It’s been a long and arduous journey, and there’s plenty more road left to clear, but it appears as if the NHL and NHLPA have a framework in place to settle all their outstanding issues, writes TSN’s Frank Seravalli. The deal has yet to be finalized, but when it is, it’s expected to include an extension of the current CBA, some of which we went over here, as well as the final details of the return-to-play initiative. Plus, of course, there’s the final announcement about the hub cities.
Multiple sources at the Athletic, however, confirm Bob McKenzie of TSN’s initial report that marked Toronto and Edmonton as the NHL’s chosen locations for hub play, per The Athletic’s Michael Russo. The 12 participating teams from the Western Conference would play in Edmonton, with the 12 Eastern Conference clubs headed to Toronto. Of course, that means that both the Maple Leafs and Oilers will have the “advantage” of playing in their home city. The NHL doesn’t view this as much of an advantage, however, given that fans won’t be in attendance.

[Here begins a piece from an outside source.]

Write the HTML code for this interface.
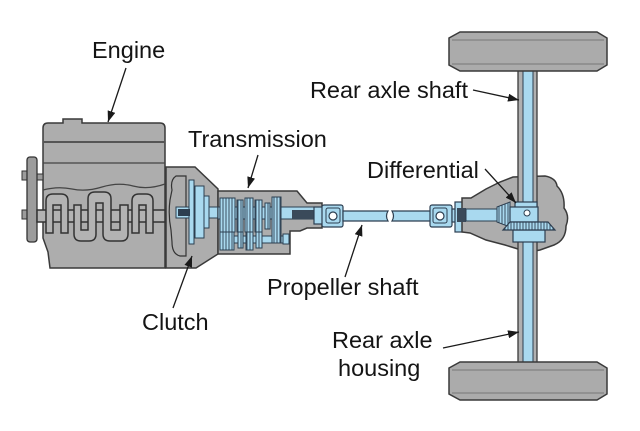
<!DOCTYPE html>
<html><head><meta charset="utf-8"><style>
html,body{margin:0;padding:0;background:#fff;}
svg{display:block;}
text{font-family:"Liberation Sans",Arial,sans-serif;font-size:23.5px;fill:#141414;}
</style></head><body>
<svg width="640" height="431" viewBox="0 0 640 431" xmlns="http://www.w3.org/2000/svg">
<defs>
<marker id="ah" markerUnits="userSpaceOnUse" markerWidth="12" markerHeight="8" refX="11" refY="4" orient="auto"><path d="M0,0 L11,4 L0,8 Z" fill="#1a1a1a"/></marker>
<pattern id="hatch" width="3" height="3" patternUnits="userSpaceOnUse"><rect width="3" height="3" fill="#a9d9ef"/><line x1="1" y1="0" x2="1" y2="3" stroke="#2c3e50" stroke-width="0.9"/></pattern>
</defs>
<rect width="640" height="431" fill="#fff"/>

<!-- ENGINE -->
<path d="M43,128 Q43,123 48,123 L63,123 L63,119 L82,119 L82,123 L160,123 Q165,123 165,128 L165,268 L50,268 L48,252 L43,238 Z" fill="#adadad" stroke="#3a3a3a" stroke-width="1.5"/>
<line x1="43" y1="142" x2="165" y2="142" stroke="#555" stroke-width="2"/>
<line x1="43" y1="163" x2="165" y2="163" stroke="#444" stroke-width="1.3"/>
<path d="M43,190 Q58,186 72,189 T102,187 T133,186 T165,184" fill="none" stroke="#444" stroke-width="1.2"/>
<!-- pulley -->
<rect x="37" y="174" width="6" height="6" fill="#9c9c9c" stroke="#333" stroke-width="1"/>
<rect x="22" y="171" width="6" height="9" fill="#9c9c9c" stroke="#333" stroke-width="1"/>
<rect x="22" y="210" width="6" height="9" fill="#9c9c9c" stroke="#333" stroke-width="1"/>
<rect x="27" y="157" width="10" height="85" rx="3" fill="#9c9c9c" stroke="#333" stroke-width="1.3"/>
<!-- crankshaft -->
<g fill="#b3b3b3" stroke="#333" stroke-width="1.5">
<rect x="37" y="210" width="128" height="12"/>
<path d="M46,233 L46,201 Q46,194 53,194 L61,194 Q68,194 68,201 L68,233 L61,233 L61,205 L53,205 L53,233 Z"/>
<path d="M74,205 L81,205 L81,230 L88,230 L88,199 Q88,192 95,192 L104,192 Q111,192 111,199 L111,230 L120,230 L120,205 L128,205 L128,234 Q128,241 121,241 L110,241 Q103,241 103,234 L103,203 L96,203 L96,234 Q96,241 89,241 L81,241 Q74,241 74,234 Z"/>
<path d="M132,233 L132,201 Q132,194 139,194 L146,194 Q153,194 153,201 L153,233 L146,233 L146,205 L139,205 L139,233 Z"/>
</g>

<!-- BELLHOUSING -->
<path d="M166,167 L195,167 L218,189 L218,254 L196,268 L166,268 Z" fill="#adadad" stroke="#3a3a3a" stroke-width="1.5"/>
<path d="M176,176 Q170,180 172,190 L170,200 Q168,215 171,230 L172,242 Q172,254 180,256 L186,256 L186,176 Z" fill="none" stroke="#333" stroke-width="1.2"/>
<!-- clutch -->
<g fill="#a9d9ef" stroke="#2c3e50" stroke-width="1">
<rect x="176" y="207" width="45" height="11"/>
<rect x="189" y="180" width="5" height="64"/>
<rect x="195" y="186" width="9" height="52"/>
<rect x="204" y="196" width="5" height="32"/>
</g>
<rect x="178" y="209" width="12" height="7" fill="#2c3e50"/>

<!-- TRANSMISSION -->
<path d="M218,191 L297,191 L307,203 L322,203 L322,228 L307,228 L300,231 L290,231 L290,254 L218,254 Z" fill="#adadad" stroke="#3a3a3a" stroke-width="1.5"/>
<g fill="#a9d9ef" stroke="#2c3e50" stroke-width="1">
<rect x="218" y="207" width="96" height="12"/>
<rect x="220" y="236" width="66" height="7"/>
<rect x="283" y="234" width="6" height="10"/>
</g>
<rect x="292" y="210" width="22" height="9" fill="#3a4a5a"/>
<g fill="url(#hatch)" stroke="#2c3e50" stroke-width="1">
<rect x="220" y="198" width="15" height="34"/>
<rect x="237" y="200" width="6" height="32"/>
<rect x="245" y="198" width="8" height="34"/>
<rect x="255" y="200" width="7" height="32"/>
<rect x="265" y="203" width="5" height="26"/>
<rect x="272" y="197" width="9" height="46"/>
<rect x="220" y="232" width="14" height="18"/>
<rect x="238" y="232" width="5" height="16"/>
<rect x="246" y="232" width="7" height="18"/>
<rect x="256" y="232" width="6" height="16"/>
</g>

<!-- PROPELLER SHAFT -->
<g fill="#a9d9ef" stroke="#2c3e50" stroke-width="1.2">
<rect x="314" y="207" width="9" height="17"/>
<rect x="322" y="205" width="21" height="22" rx="2"/>
<path d="M343,211 L388,211 Q385,216 388,221 L343,221 Z"/>
<path d="M392,211 L431,211 L431,221 L392,221 Q395,216 392,211 Z"/>
<rect x="430" y="205" width="22" height="22" rx="2"/>
<rect x="452" y="209" width="4" height="13"/>
<rect x="455" y="202" width="11" height="30"/>
</g>
<rect x="326" y="208" width="14" height="15" rx="2" fill="none" stroke="#2c3e50" stroke-width="1"/>
<rect x="433" y="208" width="14" height="15" rx="2" fill="none" stroke="#2c3e50" stroke-width="1"/>
<circle cx="333" cy="216" r="4" fill="#fff" stroke="#2c3e50" stroke-width="1.2"/>
<circle cx="440" cy="216" r="4" fill="#fff" stroke="#2c3e50" stroke-width="1.2"/>

<!-- DIFF HOUSING -->
<path d="M462,198 L471,198 L486,189 L500,182 L513,177 L545,176 Q556,178 557,186 Q565,194 564,208 Q570,216 566,226 Q566,240 554,245 L540,250 Q528,253 518,249 L505,245 L486,240 L470,233 L462,232 Z" fill="#adadad" stroke="#3a3a3a" stroke-width="1.5"/>
<rect x="457" y="208" width="9" height="14" fill="#3a4a5a"/>
<rect x="466" y="209" width="31" height="12" fill="#a9d9ef" stroke="#2c3e50" stroke-width="1"/>

<!-- AXLE -->
<rect x="518" y="70" width="19" height="293" fill="#b0b0b0" stroke="#3a3a3a" stroke-width="1.3"/>
<rect x="523" y="70" width="10" height="293" fill="#a9d9ef" stroke="#2c3e50" stroke-width="1"/>

<!-- DIFF INTERNALS -->
<path d="M497,207 L510,202 L510,227 L497,222 Z" fill="url(#hatch)" stroke="#2c3e50" stroke-width="1"/>
<g fill="#a9d9ef" stroke="#2c3e50" stroke-width="1.2">
<rect x="515" y="202" width="22" height="6"/>
<rect x="510" y="207" width="28" height="15"/>
<rect x="513" y="230" width="32" height="12"/>
</g>
<path d="M503,230 L510,222 L548,222 L555,230 Z" fill="url(#hatch)" stroke="#2c3e50" stroke-width="1.2"/>
<circle cx="527" cy="213" r="3" fill="#fff" stroke="#2c3e50" stroke-width="1"/>

<!-- WHEELS -->
<g fill="#ababab" stroke="#3a3a3a" stroke-width="1.5">
<path d="M449,38 L460,32 L597,32 L607,38 L607,65 L597,71 L460,71 L449,65 Z"/>
<path d="M449,368 L460,362 L597,362 L607,368 L607,394 L597,400 L460,400 L449,394 Z"/>
</g>
<g stroke="#777" stroke-width="1">
<line x1="452" y1="40" x2="604" y2="40"/><line x1="452" y1="64" x2="604" y2="64"/>
<line x1="452" y1="370" x2="604" y2="370"/><line x1="452" y1="393" x2="604" y2="393"/>
</g>

<!-- LEADER LINES -->
<g stroke="#1a1a1a" stroke-width="1.3" fill="none" marker-end="url(#ah)">
<line x1="126" y1="68" x2="108" y2="122"/>
<line x1="258" y1="155" x2="248" y2="188"/>
<line x1="173" y1="308" x2="192" y2="256"/>
<line x1="345" y1="277" x2="362" y2="225"/>
<line x1="473" y1="90" x2="519" y2="100"/>
<line x1="485" y1="169" x2="516" y2="203"/>
<line x1="443" y1="348" x2="519" y2="332"/>
</g>

<!-- LABELS -->
<text x="92" y="58">Engine</text>
<text x="188" y="147">Transmission</text>
<text x="468" y="98" text-anchor="end">Rear axle shaft</text>
<text x="367" y="178">Differential</text>
<text x="267" y="295">Propeller shaft</text>
<text x="142" y="330">Clutch</text>
<text x="332" y="348">Rear axle</text>
<text x="338" y="376">housing</text>
</svg>
</body></html>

Besides, there’s at least a chance that neither the Oilers nor the Maple Leafs would advance past the Qualifier round.
Not to mention, there remain obstacles to finalizing the plan as currently constituted. Seravalli kindly laid out the next steps: “Once a deal is finalized, it will require ratification votes from both the NHLPA’s full membership and the NHL’s Board of Governors, which could come as soon as this weekend. A simple majority vote is needed from the NHLPA; a two-thirds vote is required from the BOG.”
Still, after hemming and hawing for weeks to finalize these details, it does appear as if the NHL and NHLPA are close to pulling off the monumental task of coming to an accord in just a manner of days.